MATA INDONESIA, JAKARTA-Provinsi Kalimantan Barat (Kalbar) sudah mulai mengganti keberadaan batubara dengan cangkang sawit untuk bahan baku Pembangkit Listrik Tenaga Uap (PLTU).
Saat ini terdapat dua Pembangkit Listrik Tenaga Uap (PLTU) co-firing di Kalbar yang diberdayakan yakni di Kabupaten Sintang dan Sanggau.
Perlu diketahui, PLTU co-firing merupakan PLTU yang mencampurkan bahan bakar batubara dan cangkang kelapa sawit. Kadar pencampuran cangkang sawit untuk PLTU berkisar 5-10 persen.
Manajer Unit Pelaksana Pengendali Pembangkitan (UPDK) Singkawang, Ince Anjas mengatakan, potensi penggunaan bahan baku cangkang kelapa sawit untuk PLTU co-firing di Kalbar sangat besar. Sumber energi baru dan terbarukan dari cangkang kelapa sawit bisa menjadi solusi keandalan pasokan bahan bakar PLTU Sintang dengan kapasitas 3 x 7 megawatt (MW).
Data Kalbar Dalam Angka 2021 mencatat, luas tanaman kelapa sawit perkebunan besar Kalbar tahun 2020 yakni sekitar 1 juta hektar dan menghasilkan produksi sekitar 2 juta ton.
Luas tanam terluas terletak di Kabupaten Ketapang yakni 374.460 hektar dengan produksi 952.480 ton. Di Kabupaten Sintang, luas kebun sawit yakni 128.150 hektar dengan produksi 220.783 ton.

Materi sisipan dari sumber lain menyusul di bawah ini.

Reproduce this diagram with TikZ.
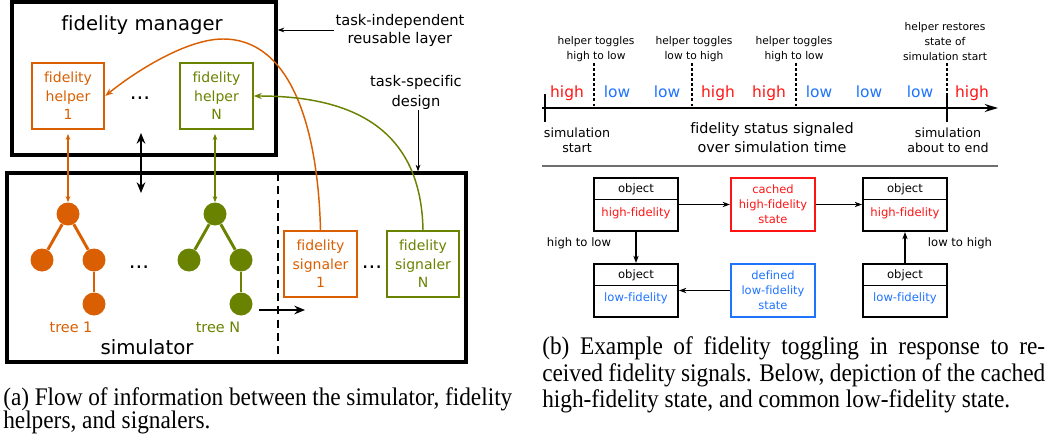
\documentclass[tikz,border=0pt]{standalone}
\usepackage{fontspec}
\setmainfont[Ligatures=NoCommon]{DejaVu Sans}
\newfontfamily\capfont{Liberation Serif}
\usetikzlibrary{arrows.meta}
\definecolor{orng}{RGB}{217,95,2}
\definecolor{olv}{RGB}{105,130,0}
\definecolor{hred}{RGB}{255,20,20}
\definecolor{lblue}{RGB}{30,115,255}
\definecolor{sepgray}{RGB}{110,110,110}
\newcommand{\fsz}[2]{\fontsize{#1}{#2}\selectfont}
\newcommand{\capline}[1]{\scalebox{0.92}[1]{#1}}
\begin{document}
\begin{tikzpicture}[x=0.75pt,y=-0.75pt,
  lbl/.style={inner sep=0pt, align=center},
  bigbox/.style={draw, line width=2.4pt, inner sep=0pt},
  cbox/.style={draw, line width=1.4pt, inner sep=0pt, align=center,
     minimum width=54.5pt, minimum height=49.5pt, font=\fsz{10.5pt}{13.9pt}},
  leaf/.style={circle, fill, inner sep=0pt, minimum size=17.25pt},
  tedge/.style={line width=2.2pt},
  dbl/.style={line width=0.9pt, {Stealth[length=4.5pt,width=3.5pt]}-{Stealth[length=4.5pt,width=3.5pt]}, shorten <=3pt},
  thickarr/.style={line width=2.2pt},
  thinarr/.style={line width=0.7pt, -{Stealth[length=5pt,width=3.5pt]}},
  curvearr/.style={line width=1.1pt, -{Stealth[length=6pt,width=4.5pt]}},
  dots/.style={anchor=base, inner sep=0pt, font=\fsz{16pt}{18pt}},
  tgl/.style={lbl, font=\fsz{8pt}{11.2pt}},
  hl/.style={anchor=base, inner sep=0pt, font=\fsz{11.6pt}{14pt}},
  tdash/.style={line width=1.2pt, dash pattern=on 2.2pt off 1.6pt},
  obj/.style={draw, line width=1.5pt, inner sep=0pt, minimum width=63pt, minimum height=39.75pt},
  stbox/.style={draw, line width=1.6pt, inner sep=0pt, minimum width=63pt, minimum height=39.75pt, align=center, font=\fsz{8.6pt}{11.25pt}},
  otxt/.style={lbl, font=\fsz{8.7pt}{10pt}},
  barr/.style={line width=0.8pt, -{Stealth[length=5.5pt,width=4pt]}},
  captxt/.style={anchor=base west, inner sep=0pt, font=\capfont\fsz{19pt}{22pt}}
]
\useasboundingbox (0,0) rectangle (1063,435);

% ================= left panel =================
\node[bigbox, minimum width=198pt, minimum height=114.75pt] (manager) at (144,78.5) {};
\node[lbl, anchor=base west, font=\fsz{14.7pt}{17pt}] (mantitle) at (61,31) {fidelity manager};
\node[bigbox, minimum width=344.25pt, minimum height=141.75pt] (sim) at (236.5,267.5) {};
\node[lbl, font=\fsz{14.8pt}{17pt}] (simtitle) at (147,347) {simulator};

\node[cbox, draw=orng, text=orng] (help1) at (68,96) {fidelity\\helper\\1};
\node[cbox, draw=olv, text=olv] (helpN) at (216.5,96) {fidelity\\helper\\N};
\node[dots] (mdots) at (140,99) {...};

\node[cbox, draw=orng, text=orng] (sig1) at (320.5,264) {fidelity\\signaler\\1};
\node[cbox, draw=olv, text=olv] (sigN) at (423,264) {fidelity\\signaler\\N};
\node[dots] (sdots) at (372,268) {...};

% trees
\node[leaf, orng] (t1r) at (68,214) {};
\node[leaf, orng] (t1a) at (42,260) {};
\node[leaf, orng] (t1b) at (94,260) {};
\node[leaf, orng] (t1c) at (94,304) {};
\draw[tedge, orng] (t1r) -- (t1a);
\draw[tedge, orng] (t1r) -- (t1b);
\draw[tedge, orng] (t1b) -- (t1c);
\node[leaf, olv] (tNr) at (215,214) {};
\node[leaf, olv] (tNa) at (189,260) {};
\node[leaf, olv] (tNb) at (241,260) {};
\node[leaf, olv] (tNc) at (241,304) {};
\draw[tedge, olv] (tNr) -- (tNa);
\draw[tedge, olv] (tNr) -- (tNb);
\draw[tedge, olv] (tNb) -- (tNc);
\node[lbl, text=orng, font=\fsz{10.8pt}{13pt}] (tree1) at (71,327) {tree 1};
\node[lbl, text=olv, font=\fsz{10.8pt}{13pt}] (treeN) at (218,327) {tree N};
\node[dots] (tdots) at (139,268) {...};

% dashed separator in simulator
\draw[line width=2.2pt, dash pattern=on 6pt off 4pt] (278,173) -- (278,362);

% arrows helper <-> tree
\draw[dbl, orng] (help1.south) -- (t1r.north);
\draw[dbl, olv] (helpN.south -| tNr.north) -- (tNr.north);
\coordinate (ba1) at (141,133);
\coordinate (ba2) at (141,193);
\draw[thickarr, {Stealth[length=8pt,width=6.5pt]}-{Stealth[length=8pt,width=6.5pt]}] (ba1) -- (ba2);
\coordinate (ha1) at (259,310);
\coordinate (ha2) at (305,310);
\draw[thickarr, -{Stealth[length=8pt,width=6.5pt]}] (ha1) -- (ha2);

% curves signaler -> helper
\draw[curvearr, orng] (sig1.north) .. controls (318,130) and (292,39) .. (223,39)
   .. controls (185,39) and (132,74) .. (help1.east);
\draw[curvearr, olv] (sigN.north) .. controls (421,120) and (340,96) .. (helpN.east);

% annotations
\node[lbl, font=\fsz{11pt}{13.5pt}, inner sep=1pt] (tind) at (400,30) {task-independent\\reusable layer};
\draw[thinarr] (tind.west) -- (tind.west -| manager.east);
\node[lbl, font=\fsz{11pt}{15pt}] (tspec) at (416,92) {task-specific\\design};
\coordinate (tsp) at (418,110);
\draw[thinarr] (tsp) -- (tsp |- sim.north);

% ================= right panel: timeline =================
\coordinate (ax0) at (542,108);
\coordinate (ax1) at (998,108);
\draw[line width=1.4pt, -{Stealth[length=10pt,width=6pt]}] (ax0) -- (ax1);
\draw[line width=1.4pt] (545,94) -- (545,122);
\draw[line width=1.4pt] (947,93) -- (947,122);
\draw[tdash] (947,63) -- (947,93);
\draw[tdash] (594,63) -- (594,108);
\draw[tdash] (692,63) -- (692,108);
\draw[tdash] (796,63) -- (796,108);

\node[tgl] (tog1) at (596,49) {helper toggles\\high to low};
\node[tgl] (tog2) at (694,49) {helper toggles\\low to high};
\node[tgl] (tog3) at (794,49) {helper toggles\\high to low};
\node[tgl] (rest) at (945,41.5) {helper restores\\state of\\simulation start};

\node[hl, text=hred] (h1) at (567,98) {high};
\node[hl, text=lblue] (l1) at (617,98) {low};
\node[hl, text=lblue] (l2) at (667,98) {low};
\node[hl, text=hred] (h2) at (718,98) {high};
\node[hl, text=hred] (h3) at (769,98) {high};
\node[hl, text=lblue] (l3) at (819,98) {low};
\node[hl, text=lblue] (l4) at (869,98) {low};
\node[hl, text=lblue] (l5) at (920,98) {low};
\node[hl, text=hred] (h4) at (972,98) {high};

\node[lbl, font=\fsz{9.5pt}{11pt}] (sstart) at (577,140) {simulation\\start};
\node[lbl, font=\fsz{10.8pt}{13.75pt}] (fstat) at (772,137.5) {fidelity status signaled\\over simulation time};
\node[lbl, font=\fsz{9.5pt}{11pt}] (send) at (948,140) {simulation\\about to end};

\draw[sepgray, line width=1.1pt] (542,166) -- (998,166);

% ================= right panel: states =================
\node[obj] (obj1) at (636,204.5) {};
\node[obj] (obj2) at (905,204.5) {};
\node[obj] (obj3) at (636,290.5) {};
\node[obj] (obj4) at (905,290.5) {};
\draw[line width=0.6pt] (594,199) -- (678,199);
\draw[line width=0.6pt] (863,199) -- (947,199);
\draw[line width=0.6pt] (594,285) -- (678,285);
\draw[line width=0.6pt] (863,285) -- (947,285);
\node[otxt] (o1a) at (636,189) {object};
\node[otxt, text=hred] (o1b) at (636,213) {high-fidelity};
\node[otxt] (o2a) at (905,189) {object};
\node[otxt, text=hred] (o2b) at (905,213) {high-fidelity};
\node[otxt] (o3a) at (636,275.5) {object};
\node[otxt, text=lblue] (o3b) at (636,298) {low-fidelity};
\node[otxt] (o4a) at (905,275.5) {object};
\node[otxt, text=lblue] (o4b) at (905,298) {low-fidelity};

\node[stbox, draw=hred, text=hred] (cached) at (773,204.5) {cached\\high-fidelity\\state};
\node[stbox, draw=lblue, text=lblue] (defined) at (773,290.5) {defined\\low-fidelity\\state};

\draw[barr] (obj1.east) -- (cached.west);
\draw[barr] (cached.east) -- (obj2.west);
\draw[barr] (obj1.south) -- (obj3.north);
\draw[barr, line width=1.1pt] (defined.west) -- (obj3.east);
\draw[barr] (obj4.north) -- (obj2.south);
\node[otxt] (h2l) at (579,243) {high to low};
\node[otxt] (l2h) at (960,243) {low to high};

% ================= captions =================
\node[captxt] (capa1) at (3,405) {\capline{\makebox[415pt][s]{(a) Flow of information between the simulator, fidelity}}};
\node[captxt] (capa2) at (3,428.5) {\capline{helpers, and signalers.}};
\node[captxt] (capb1) at (542,354) {\capline{\makebox[410pt][s]{(b) Example of fidelity toggling in response to re-}}};
\node[captxt] (capb2) at (542,381) {\capline{\makebox[410pt][s]{ceived fidelity signals. Below, depiction of the cached}}};
\node[captxt] (capb3) at (542,407) {\capline{high-fidelity state, and common low-fidelity state.}};
\end{tikzpicture}
\end{document}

Sementara itu, luas tanaman sawit perkebunan besar di Kabupaten Sanggau yakni 114.404 hektar dengan produksi 302.316 ton.
Berdasarkan perkiraan sementara, dengan penggunaan cangkang kelapa sawit sebesar 5 persen dan produksi kelapa sawit di Kalbar menggunakan produksi sekitar 2 juta ton, potensi energi yang dihasilkan dari cangkang sawit diperkirakan sekitar 83,33 juta kilowatt jam (kWh) per tahun atau setara 83 gigawatt jam (GWh) per tahun.
Kendati demikian, terkait pengadaan cangkang sawit di Kalbar, masih terdapat kendala dari sisi regulasi di internal PLN, yaitu Peraturan Direksi PLN No 001.P/DIR/2020 tentang harga pengadaan cangkang sawit yang ditetapkan maksimum 85 persen dari harga pengadaan batubara.
Peraturan tersebut diusulkan direvisi. Ketika direvisi, setidaknya harga pengadaan cangkang kelapa sawit diharapkan bisa 100 persen dari harga pengadaan batubara.